Dr. Ryan Fogt, Associate Professor of Geography and Scalia Lab Director, was awarded his third National Science Foundation grant from the NSF Office of Polar Programs.
His grant is titled Collaborative research: Understanding contemporary variability in Antarctic sea ice: Ensemble reconstruction of sea ice extent and concentration for the 20th century. The project started in September 2018 and will continue until August 2021.
As Fogt mentioned in a recent interview with Ohio University student newspaper The Post, he has several research projects on the continent, all of which focus on climate change in Antarctica and look at the role that humans may play in the phenomenon. Most of his work seeks to improve scientific understanding of the continuous sea ice record in Antarctica, which is quite limited because satellite records only date back to 1978. This is a significant confounding factor in ascertaining whether the observed changes are due to natural variability alone, or represent a forced anthropogenic response. As a result, the scientific understanding of the Antarctic sea ice trends remains poor, as does confidence in projections of Antarctic sea ice trends.
Fogt’s latest NSF-funded project will remedy the lack of knowledge about Antarctic sea ice variability prior to 1978, allowing answers to questions about the range and scope of Antarctic sea ice variability in the 20th century as well as the uniqueness of recent trends. The primary aim is to reconstruct the records as accurately as possible while retaining the variability associated with the intrinsic uncertainty in the available data. The project is novel because it will use multiple techniques for the sea ice reconstruction model, relying largely upon the relationships between satellite-observed sea ice, sea level pressure, tropical sea surface temperature, ENSO indices, some proxy data (ice core, etc.), and in situ Southern Ocean temperature data.

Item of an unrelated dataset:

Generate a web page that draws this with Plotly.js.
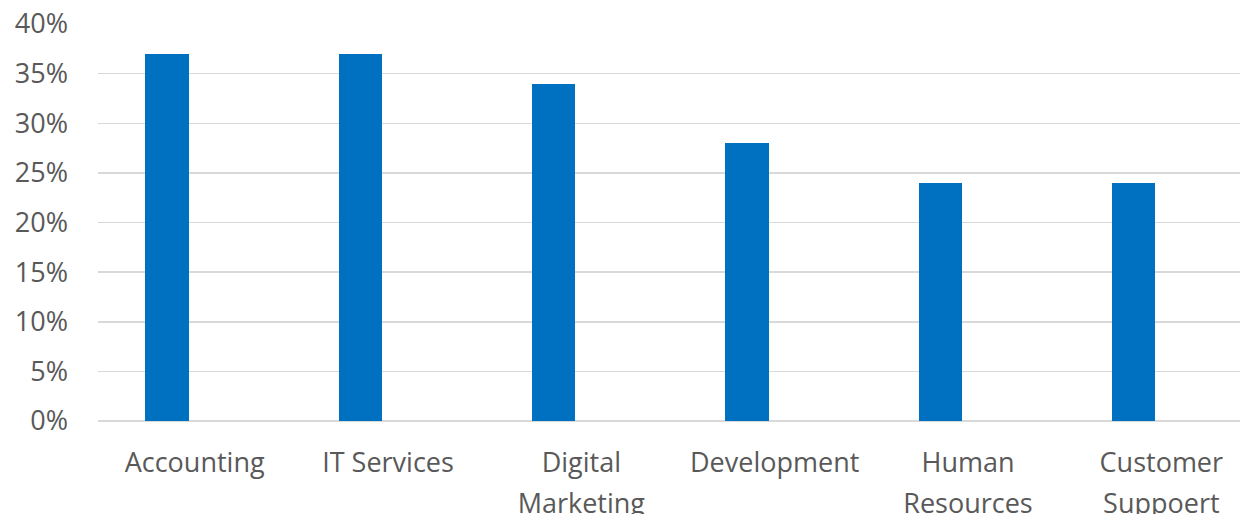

This project will have substantial scientific and social impacts since it will make publicly available multiple sets of sea ice extent and concentration reconstructions, along with the code and necessary data needed to reproduce the reconstructions. These products will help to place the ongoing changes in Antarctic sea ice in a much longer historical context and will be beneficial to those in the modeling community providing a better constraint on Antarctic boundary conditions throughout the 20th century.